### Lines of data
□ □ □ □ □ □ □
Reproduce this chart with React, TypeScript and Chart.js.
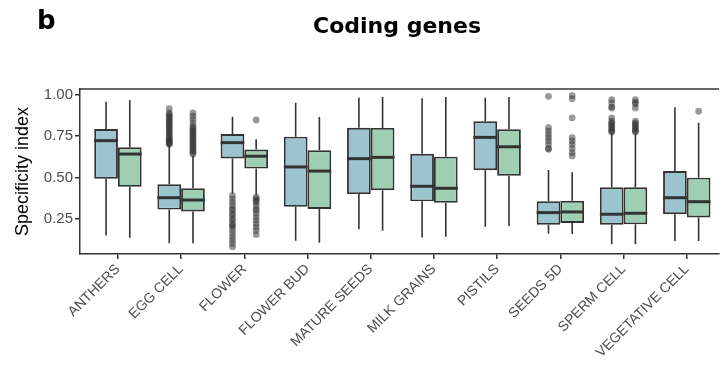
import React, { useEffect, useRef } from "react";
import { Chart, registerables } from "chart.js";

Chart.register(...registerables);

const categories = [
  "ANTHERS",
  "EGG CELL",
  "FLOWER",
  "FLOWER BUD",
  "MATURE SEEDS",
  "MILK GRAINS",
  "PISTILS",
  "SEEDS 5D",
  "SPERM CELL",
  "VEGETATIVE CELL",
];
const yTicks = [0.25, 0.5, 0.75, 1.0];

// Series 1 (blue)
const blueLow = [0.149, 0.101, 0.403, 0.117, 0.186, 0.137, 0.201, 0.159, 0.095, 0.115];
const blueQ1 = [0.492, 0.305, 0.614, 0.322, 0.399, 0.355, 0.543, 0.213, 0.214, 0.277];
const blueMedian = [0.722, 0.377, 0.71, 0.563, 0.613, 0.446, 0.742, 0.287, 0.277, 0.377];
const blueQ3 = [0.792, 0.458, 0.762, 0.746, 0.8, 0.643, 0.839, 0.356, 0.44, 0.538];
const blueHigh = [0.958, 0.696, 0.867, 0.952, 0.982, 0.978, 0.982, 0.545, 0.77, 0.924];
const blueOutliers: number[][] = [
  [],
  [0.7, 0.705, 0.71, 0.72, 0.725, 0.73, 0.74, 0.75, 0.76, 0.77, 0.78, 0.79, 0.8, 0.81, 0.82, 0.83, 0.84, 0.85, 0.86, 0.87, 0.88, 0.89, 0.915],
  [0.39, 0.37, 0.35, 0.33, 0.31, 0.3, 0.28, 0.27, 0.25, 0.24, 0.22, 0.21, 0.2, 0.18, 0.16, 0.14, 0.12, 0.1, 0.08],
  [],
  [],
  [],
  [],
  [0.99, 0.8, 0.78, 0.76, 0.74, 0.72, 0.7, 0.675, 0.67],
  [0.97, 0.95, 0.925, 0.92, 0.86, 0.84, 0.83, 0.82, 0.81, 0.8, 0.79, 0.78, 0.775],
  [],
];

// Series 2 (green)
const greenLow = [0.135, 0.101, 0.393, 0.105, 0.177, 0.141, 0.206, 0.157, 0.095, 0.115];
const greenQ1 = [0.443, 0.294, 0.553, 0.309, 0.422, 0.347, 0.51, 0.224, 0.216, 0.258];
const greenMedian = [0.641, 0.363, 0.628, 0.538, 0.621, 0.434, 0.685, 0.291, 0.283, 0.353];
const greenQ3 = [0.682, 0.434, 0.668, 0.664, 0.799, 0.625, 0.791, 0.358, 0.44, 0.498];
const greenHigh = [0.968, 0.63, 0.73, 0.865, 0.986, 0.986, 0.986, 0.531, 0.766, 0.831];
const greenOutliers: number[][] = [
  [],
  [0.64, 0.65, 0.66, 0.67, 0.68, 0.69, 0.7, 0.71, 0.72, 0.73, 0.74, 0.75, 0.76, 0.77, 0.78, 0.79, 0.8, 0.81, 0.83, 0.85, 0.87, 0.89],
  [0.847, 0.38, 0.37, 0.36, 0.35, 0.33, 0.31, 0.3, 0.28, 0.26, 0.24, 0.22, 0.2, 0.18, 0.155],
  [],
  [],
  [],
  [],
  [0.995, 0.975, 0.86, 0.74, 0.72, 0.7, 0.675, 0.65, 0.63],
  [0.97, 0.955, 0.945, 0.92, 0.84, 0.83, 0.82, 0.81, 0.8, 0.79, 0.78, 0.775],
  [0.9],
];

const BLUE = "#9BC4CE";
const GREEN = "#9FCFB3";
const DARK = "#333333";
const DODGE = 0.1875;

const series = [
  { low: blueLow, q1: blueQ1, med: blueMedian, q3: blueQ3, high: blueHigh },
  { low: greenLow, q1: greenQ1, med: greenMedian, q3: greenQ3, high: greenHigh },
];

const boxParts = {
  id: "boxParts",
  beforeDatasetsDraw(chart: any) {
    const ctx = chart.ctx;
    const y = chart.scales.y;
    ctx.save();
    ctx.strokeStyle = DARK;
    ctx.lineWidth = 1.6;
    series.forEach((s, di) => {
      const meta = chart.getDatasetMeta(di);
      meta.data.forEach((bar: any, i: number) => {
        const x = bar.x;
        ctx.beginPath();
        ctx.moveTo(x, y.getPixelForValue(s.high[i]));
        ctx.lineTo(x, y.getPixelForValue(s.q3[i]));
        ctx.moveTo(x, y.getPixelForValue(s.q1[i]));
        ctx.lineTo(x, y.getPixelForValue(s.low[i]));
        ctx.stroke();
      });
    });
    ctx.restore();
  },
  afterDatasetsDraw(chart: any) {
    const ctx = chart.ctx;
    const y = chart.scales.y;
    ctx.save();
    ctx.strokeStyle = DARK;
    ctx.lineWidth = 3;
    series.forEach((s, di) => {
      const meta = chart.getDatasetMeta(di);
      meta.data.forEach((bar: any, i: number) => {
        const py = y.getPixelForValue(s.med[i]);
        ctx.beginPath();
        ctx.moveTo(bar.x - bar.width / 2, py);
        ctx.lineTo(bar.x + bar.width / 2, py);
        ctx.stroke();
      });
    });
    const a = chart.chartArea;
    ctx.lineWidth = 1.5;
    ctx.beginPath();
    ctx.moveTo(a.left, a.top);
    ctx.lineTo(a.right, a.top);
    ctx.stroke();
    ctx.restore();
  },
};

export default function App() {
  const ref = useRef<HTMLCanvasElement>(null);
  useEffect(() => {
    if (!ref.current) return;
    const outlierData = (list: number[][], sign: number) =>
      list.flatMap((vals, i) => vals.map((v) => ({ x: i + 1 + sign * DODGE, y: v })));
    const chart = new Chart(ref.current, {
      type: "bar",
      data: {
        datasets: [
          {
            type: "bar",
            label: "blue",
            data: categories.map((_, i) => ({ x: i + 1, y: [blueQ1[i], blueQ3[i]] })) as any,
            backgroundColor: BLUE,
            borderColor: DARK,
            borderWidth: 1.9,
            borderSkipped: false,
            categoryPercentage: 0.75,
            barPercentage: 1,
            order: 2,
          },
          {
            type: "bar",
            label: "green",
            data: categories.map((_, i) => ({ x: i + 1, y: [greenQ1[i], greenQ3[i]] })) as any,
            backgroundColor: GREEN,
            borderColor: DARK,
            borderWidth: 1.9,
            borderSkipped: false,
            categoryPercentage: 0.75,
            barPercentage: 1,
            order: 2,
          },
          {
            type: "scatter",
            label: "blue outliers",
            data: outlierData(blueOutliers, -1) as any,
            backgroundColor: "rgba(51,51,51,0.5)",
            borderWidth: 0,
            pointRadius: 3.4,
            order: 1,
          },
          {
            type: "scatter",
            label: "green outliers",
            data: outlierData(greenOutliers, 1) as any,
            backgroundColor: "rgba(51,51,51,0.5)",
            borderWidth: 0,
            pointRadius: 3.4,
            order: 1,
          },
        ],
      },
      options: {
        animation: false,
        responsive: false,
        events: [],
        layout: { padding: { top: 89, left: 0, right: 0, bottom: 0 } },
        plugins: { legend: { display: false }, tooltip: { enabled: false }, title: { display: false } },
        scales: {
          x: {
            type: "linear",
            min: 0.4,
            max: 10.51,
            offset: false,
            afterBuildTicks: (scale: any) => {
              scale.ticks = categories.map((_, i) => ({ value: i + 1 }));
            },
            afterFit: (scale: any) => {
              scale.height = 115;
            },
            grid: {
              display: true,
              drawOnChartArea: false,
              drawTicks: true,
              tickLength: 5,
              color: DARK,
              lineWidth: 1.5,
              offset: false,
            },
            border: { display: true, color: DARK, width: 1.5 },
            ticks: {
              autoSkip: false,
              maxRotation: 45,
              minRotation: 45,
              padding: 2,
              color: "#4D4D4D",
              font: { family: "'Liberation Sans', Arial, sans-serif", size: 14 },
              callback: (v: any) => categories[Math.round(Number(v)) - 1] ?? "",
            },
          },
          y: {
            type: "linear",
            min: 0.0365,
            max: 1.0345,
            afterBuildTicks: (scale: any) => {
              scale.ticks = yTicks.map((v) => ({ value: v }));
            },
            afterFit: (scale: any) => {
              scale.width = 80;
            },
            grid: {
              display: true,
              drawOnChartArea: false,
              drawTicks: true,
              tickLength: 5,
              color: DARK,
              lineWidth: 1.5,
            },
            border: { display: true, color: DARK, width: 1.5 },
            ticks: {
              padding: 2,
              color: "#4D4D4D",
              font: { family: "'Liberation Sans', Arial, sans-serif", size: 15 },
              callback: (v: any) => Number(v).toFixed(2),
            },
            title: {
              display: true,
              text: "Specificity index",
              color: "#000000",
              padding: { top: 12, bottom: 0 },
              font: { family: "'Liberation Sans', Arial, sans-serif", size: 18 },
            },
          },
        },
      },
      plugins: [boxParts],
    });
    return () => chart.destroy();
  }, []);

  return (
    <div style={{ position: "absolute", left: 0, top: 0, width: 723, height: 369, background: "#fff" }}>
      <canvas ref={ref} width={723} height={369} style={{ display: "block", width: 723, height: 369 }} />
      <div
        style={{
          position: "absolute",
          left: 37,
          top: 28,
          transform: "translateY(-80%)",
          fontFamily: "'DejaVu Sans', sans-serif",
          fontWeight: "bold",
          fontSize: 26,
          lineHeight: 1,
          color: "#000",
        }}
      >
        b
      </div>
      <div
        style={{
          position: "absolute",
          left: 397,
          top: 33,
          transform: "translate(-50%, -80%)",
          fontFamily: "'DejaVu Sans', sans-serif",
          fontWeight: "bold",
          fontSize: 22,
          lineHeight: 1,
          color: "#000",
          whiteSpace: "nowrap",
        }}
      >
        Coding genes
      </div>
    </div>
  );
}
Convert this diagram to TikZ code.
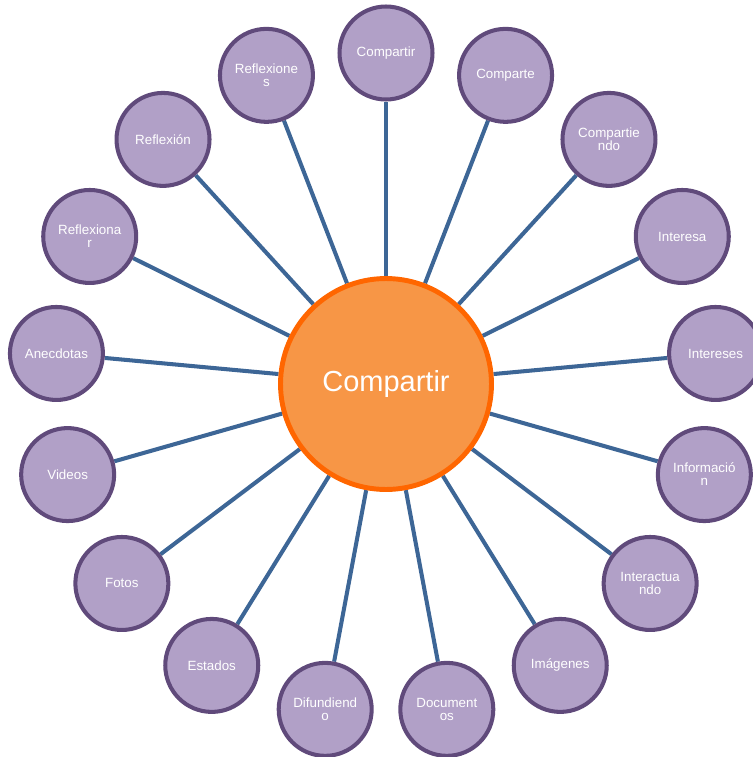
□ □ □ □ □ □ □
### WRITTEN PROBLEM
Reproduce only the lines running from the beginning of the entries above to the line holding "const yTicks = [0.25, 0.5, 0.75, 1.0];", inclusive. Pictures stay out of the copy.

### FULL ANSWER
Reproduce this chart with React, TypeScript and Chart.js.
import React, { useEffect, useRef } from "react";
import { Chart, registerables } from "chart.js";

Chart.register(...registerables);

const categories = [
  "ANTHERS",
  "EGG CELL",
  "FLOWER",
  "FLOWER BUD",
  "MATURE SEEDS",
  "MILK GRAINS",
  "PISTILS",
  "SEEDS 5D",
  "SPERM CELL",
  "VEGETATIVE CELL",
];
const yTicks = [0.25, 0.5, 0.75, 1.0];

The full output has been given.